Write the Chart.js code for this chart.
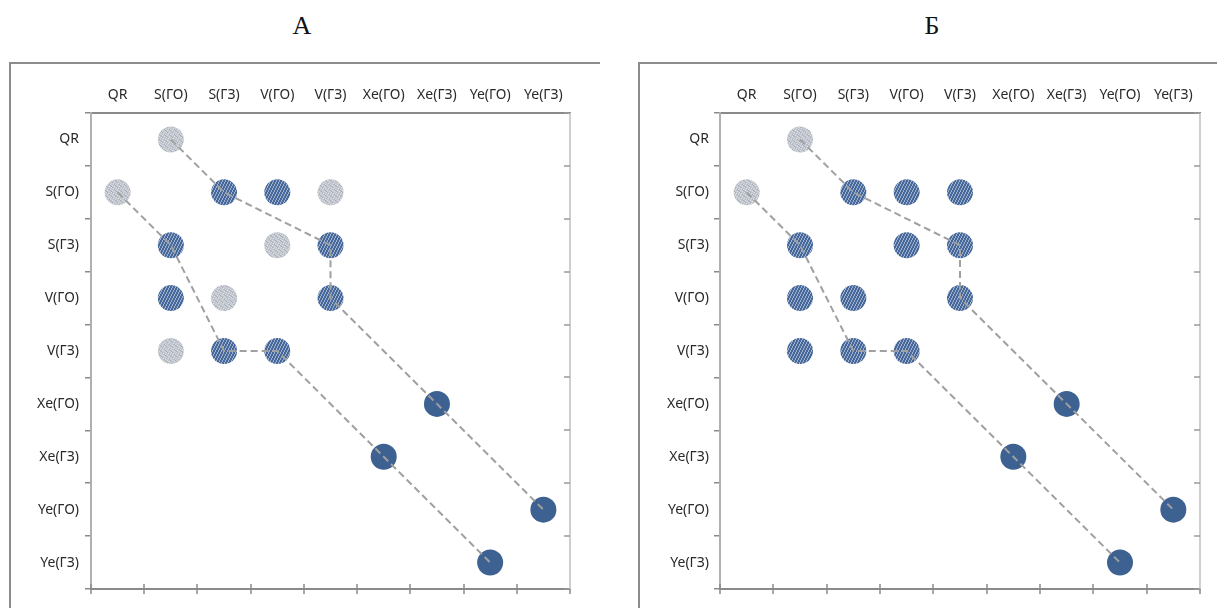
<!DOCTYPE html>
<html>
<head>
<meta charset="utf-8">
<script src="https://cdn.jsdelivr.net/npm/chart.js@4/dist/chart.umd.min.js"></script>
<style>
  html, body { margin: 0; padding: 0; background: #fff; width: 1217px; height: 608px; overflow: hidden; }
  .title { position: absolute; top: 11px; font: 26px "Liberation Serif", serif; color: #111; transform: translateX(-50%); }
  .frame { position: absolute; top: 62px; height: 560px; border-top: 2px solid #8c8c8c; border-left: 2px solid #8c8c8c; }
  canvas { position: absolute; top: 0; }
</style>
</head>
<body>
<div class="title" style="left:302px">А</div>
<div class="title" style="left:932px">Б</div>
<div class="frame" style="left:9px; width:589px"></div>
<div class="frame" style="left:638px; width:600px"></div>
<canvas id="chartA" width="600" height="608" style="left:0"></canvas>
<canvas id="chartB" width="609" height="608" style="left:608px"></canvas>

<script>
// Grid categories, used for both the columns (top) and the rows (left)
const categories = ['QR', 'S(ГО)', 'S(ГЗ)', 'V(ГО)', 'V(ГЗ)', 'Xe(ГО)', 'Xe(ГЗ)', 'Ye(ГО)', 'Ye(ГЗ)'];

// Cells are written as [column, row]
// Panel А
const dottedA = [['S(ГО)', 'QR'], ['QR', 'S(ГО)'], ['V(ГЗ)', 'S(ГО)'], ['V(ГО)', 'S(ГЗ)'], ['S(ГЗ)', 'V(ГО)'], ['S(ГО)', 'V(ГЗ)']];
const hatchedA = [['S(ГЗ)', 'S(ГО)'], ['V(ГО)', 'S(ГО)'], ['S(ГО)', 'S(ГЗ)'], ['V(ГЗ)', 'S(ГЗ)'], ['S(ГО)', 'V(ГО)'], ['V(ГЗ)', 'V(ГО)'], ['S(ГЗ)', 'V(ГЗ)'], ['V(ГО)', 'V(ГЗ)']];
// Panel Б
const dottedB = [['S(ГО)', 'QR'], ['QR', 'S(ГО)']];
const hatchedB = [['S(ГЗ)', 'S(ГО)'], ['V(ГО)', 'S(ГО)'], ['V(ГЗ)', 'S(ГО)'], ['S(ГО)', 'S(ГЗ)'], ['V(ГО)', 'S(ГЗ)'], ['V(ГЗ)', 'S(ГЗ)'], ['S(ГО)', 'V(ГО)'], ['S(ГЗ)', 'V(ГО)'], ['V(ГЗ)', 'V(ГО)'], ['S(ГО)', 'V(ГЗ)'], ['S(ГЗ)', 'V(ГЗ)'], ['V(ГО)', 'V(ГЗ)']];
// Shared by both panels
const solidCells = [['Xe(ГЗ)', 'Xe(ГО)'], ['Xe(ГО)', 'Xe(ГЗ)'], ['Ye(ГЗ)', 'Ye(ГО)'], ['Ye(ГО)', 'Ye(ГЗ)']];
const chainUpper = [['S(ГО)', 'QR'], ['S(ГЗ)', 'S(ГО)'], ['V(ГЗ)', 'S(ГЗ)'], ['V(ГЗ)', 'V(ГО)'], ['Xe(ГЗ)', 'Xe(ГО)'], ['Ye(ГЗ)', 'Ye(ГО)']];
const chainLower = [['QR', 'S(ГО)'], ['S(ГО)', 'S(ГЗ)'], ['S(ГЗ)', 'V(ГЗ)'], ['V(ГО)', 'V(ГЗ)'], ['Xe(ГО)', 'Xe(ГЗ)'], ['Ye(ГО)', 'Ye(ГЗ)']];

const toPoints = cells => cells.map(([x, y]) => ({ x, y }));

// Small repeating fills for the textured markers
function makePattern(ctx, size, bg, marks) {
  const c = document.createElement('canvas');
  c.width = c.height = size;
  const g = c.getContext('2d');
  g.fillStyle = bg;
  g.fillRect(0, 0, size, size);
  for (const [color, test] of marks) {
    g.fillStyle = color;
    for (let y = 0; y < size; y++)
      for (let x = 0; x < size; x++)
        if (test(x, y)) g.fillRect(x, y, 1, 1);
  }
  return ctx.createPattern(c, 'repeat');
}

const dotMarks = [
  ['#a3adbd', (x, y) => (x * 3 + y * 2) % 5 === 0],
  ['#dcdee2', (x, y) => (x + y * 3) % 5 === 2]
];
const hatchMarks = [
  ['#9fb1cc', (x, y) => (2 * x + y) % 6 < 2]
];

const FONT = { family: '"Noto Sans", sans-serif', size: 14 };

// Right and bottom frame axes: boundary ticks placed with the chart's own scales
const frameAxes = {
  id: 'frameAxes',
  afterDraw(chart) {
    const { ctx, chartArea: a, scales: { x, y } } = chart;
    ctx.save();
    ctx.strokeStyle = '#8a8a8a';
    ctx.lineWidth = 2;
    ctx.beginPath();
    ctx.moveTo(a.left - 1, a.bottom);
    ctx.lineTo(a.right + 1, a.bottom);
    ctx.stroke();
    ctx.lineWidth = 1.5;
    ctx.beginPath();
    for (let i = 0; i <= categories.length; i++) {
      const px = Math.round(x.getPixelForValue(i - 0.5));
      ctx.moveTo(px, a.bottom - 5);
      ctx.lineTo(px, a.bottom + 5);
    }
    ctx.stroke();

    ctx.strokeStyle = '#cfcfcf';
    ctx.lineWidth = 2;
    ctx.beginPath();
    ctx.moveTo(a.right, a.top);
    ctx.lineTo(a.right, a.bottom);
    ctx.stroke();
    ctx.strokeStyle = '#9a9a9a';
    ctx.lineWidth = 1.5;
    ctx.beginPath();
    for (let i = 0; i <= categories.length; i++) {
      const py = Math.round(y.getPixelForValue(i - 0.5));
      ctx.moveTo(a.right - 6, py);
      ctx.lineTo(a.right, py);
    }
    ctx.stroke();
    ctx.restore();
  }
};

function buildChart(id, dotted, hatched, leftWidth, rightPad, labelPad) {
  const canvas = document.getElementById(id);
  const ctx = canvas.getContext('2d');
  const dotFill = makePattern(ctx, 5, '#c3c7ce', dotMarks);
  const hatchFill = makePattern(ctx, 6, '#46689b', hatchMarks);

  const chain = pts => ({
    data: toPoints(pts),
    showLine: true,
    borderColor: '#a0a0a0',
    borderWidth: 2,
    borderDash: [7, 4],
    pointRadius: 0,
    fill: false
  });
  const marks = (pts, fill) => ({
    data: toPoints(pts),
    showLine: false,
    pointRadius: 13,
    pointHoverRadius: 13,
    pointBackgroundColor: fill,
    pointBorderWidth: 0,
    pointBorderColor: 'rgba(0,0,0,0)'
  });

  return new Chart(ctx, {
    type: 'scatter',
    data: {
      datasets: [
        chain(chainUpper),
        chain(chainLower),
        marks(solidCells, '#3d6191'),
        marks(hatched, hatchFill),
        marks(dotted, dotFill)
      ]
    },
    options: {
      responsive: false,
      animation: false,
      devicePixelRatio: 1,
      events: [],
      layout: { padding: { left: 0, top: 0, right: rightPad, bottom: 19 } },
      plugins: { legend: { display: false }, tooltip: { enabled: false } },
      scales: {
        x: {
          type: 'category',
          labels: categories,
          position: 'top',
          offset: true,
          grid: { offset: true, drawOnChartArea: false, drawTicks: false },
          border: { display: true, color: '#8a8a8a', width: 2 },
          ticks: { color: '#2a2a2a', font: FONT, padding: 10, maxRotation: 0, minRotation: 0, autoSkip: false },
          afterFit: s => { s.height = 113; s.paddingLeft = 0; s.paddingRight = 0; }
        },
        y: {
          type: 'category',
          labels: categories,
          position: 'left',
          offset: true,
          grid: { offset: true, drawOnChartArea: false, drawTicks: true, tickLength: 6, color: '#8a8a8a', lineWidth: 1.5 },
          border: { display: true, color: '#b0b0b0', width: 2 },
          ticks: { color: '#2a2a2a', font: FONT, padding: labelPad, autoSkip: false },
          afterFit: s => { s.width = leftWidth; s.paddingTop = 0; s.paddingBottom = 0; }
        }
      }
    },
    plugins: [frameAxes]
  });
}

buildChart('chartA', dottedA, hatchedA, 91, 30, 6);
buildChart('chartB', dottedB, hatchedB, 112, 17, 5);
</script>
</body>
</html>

● ● ● ●

▶ _Objective_: Pictures excluded, repeat exactly the lines from the top of the material through the line with "['Xe(ГО)', 'Xe(ГЗ)'], ['Ye(ГО)', 'Ye(ГЗ)']];", including both of those lines.

▶ _Solution to this problem_:
Write the Chart.js code for this chart.
<!DOCTYPE html>
<html>
<head>
<meta charset="utf-8">
<script src="https://cdn.jsdelivr.net/npm/chart.js@4/dist/chart.umd.min.js"></script>
<style>
  html, body { margin: 0; padding: 0; background: #fff; width: 1217px; height: 608px; overflow: hidden; }
  .title { position: absolute; top: 11px; font: 26px "Liberation Serif", serif; color: #111; transform: translateX(-50%); }
  .frame { position: absolute; top: 62px; height: 560px; border-top: 2px solid #8c8c8c; border-left: 2px solid #8c8c8c; }
  canvas { position: absolute; top: 0; }
</style>
</head>
<body>
<div class="title" style="left:302px">А</div>
<div class="title" style="left:932px">Б</div>
<div class="frame" style="left:9px; width:589px"></div>
<div class="frame" style="left:638px; width:600px"></div>
<canvas id="chartA" width="600" height="608" style="left:0"></canvas>
<canvas id="chartB" width="609" height="608" style="left:608px"></canvas>

<script>
// Grid categories, used for both the columns (top) and the rows (left)
const categories = ['QR', 'S(ГО)', 'S(ГЗ)', 'V(ГО)', 'V(ГЗ)', 'Xe(ГО)', 'Xe(ГЗ)', 'Ye(ГО)', 'Ye(ГЗ)'];

// Cells are written as [column, row]
// Panel А
const dottedA = [['S(ГО)', 'QR'], ['QR', 'S(ГО)'], ['V(ГЗ)', 'S(ГО)'], ['V(ГО)', 'S(ГЗ)'], ['S(ГЗ)', 'V(ГО)'], ['S(ГО)', 'V(ГЗ)']];
const hatchedA = [['S(ГЗ)', 'S(ГО)'], ['V(ГО)', 'S(ГО)'], ['S(ГО)', 'S(ГЗ)'], ['V(ГЗ)', 'S(ГЗ)'], ['S(ГО)', 'V(ГО)'], ['V(ГЗ)', 'V(ГО)'], ['S(ГЗ)', 'V(ГЗ)'], ['V(ГО)', 'V(ГЗ)']];
// Panel Б
const dottedB = [['S(ГО)', 'QR'], ['QR', 'S(ГО)']];
const hatchedB = [['S(ГЗ)', 'S(ГО)'], ['V(ГО)', 'S(ГО)'], ['V(ГЗ)', 'S(ГО)'], ['S(ГО)', 'S(ГЗ)'], ['V(ГО)', 'S(ГЗ)'], ['V(ГЗ)', 'S(ГЗ)'], ['S(ГО)', 'V(ГО)'], ['S(ГЗ)', 'V(ГО)'], ['V(ГЗ)', 'V(ГО)'], ['S(ГО)', 'V(ГЗ)'], ['S(ГЗ)', 'V(ГЗ)'], ['V(ГО)', 'V(ГЗ)']];
// Shared by both panels
const solidCells = [['Xe(ГЗ)', 'Xe(ГО)'], ['Xe(ГО)', 'Xe(ГЗ)'], ['Ye(ГЗ)', 'Ye(ГО)'], ['Ye(ГО)', 'Ye(ГЗ)']];
const chainUpper = [['S(ГО)', 'QR'], ['S(ГЗ)', 'S(ГО)'], ['V(ГЗ)', 'S(ГЗ)'], ['V(ГЗ)', 'V(ГО)'], ['Xe(ГЗ)', 'Xe(ГО)'], ['Ye(ГЗ)', 'Ye(ГО)']];
const chainLower = [['QR', 'S(ГО)'], ['S(ГО)', 'S(ГЗ)'], ['S(ГЗ)', 'V(ГЗ)'], ['V(ГО)', 'V(ГЗ)'], ['Xe(ГО)', 'Xe(ГЗ)'], ['Ye(ГО)', 'Ye(ГЗ)']];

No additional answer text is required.